4. Get out and walk. Better than the car (usually), though, is to walk. Walk on trails, walk up mountains, walk around the neighborhood. Every opportunity we get in this “new land,” we try to find a trail or an interesting place to stop and explore.
5. Nature centers. Hunt for nature centers, wildlife sanctuaries, even your local animal shelter. The staff who man these places can provide interesting information, and it’s often more impressive coming from a “professional” than coming from mom. If you have access to wildlife sanctuaries, you may be able to learn about lions and tigers and bears (oh, my); but, even if your local shelter is for cats and dogs, you can get useful information on pet welfare and safety.

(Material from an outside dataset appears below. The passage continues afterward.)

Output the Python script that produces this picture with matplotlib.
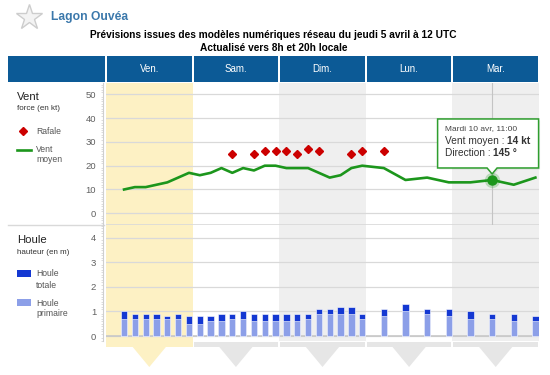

6. Up close and personal. I guess this is part of #4, but it goes a little further. Leave the beaten path when it’s safe (or when you have bear spray). Wade in the creek and look for fish and amphibians. Climb the tree. Find a pair of binoculars so you can study birds in their nest. Touch. Smell. Taste.
So, maybe you don’t live near the Rockies or the Okefenokee Swamp or Death Valley. Guaranteed you can find ways to explore nature where you are. Put on your tourist cap if you need to, and figure out what someone visiting your region might want to see or do that is outside. Google for nearby parks or nature centers. If you’re tied at home with tiny ones, then make it a point to examine your own yard: plants, ladybugs, trees, birds, spider webs, pine cones, bats, ant hills…
Explore. And, don’t forget to take your camera.
“But ask the animals what they think—let them teach you;
let the birds tell you what’s going on.
Put your ear to the earth—learn the basics.
Listen—the fish in the ocean will tell you their stories.”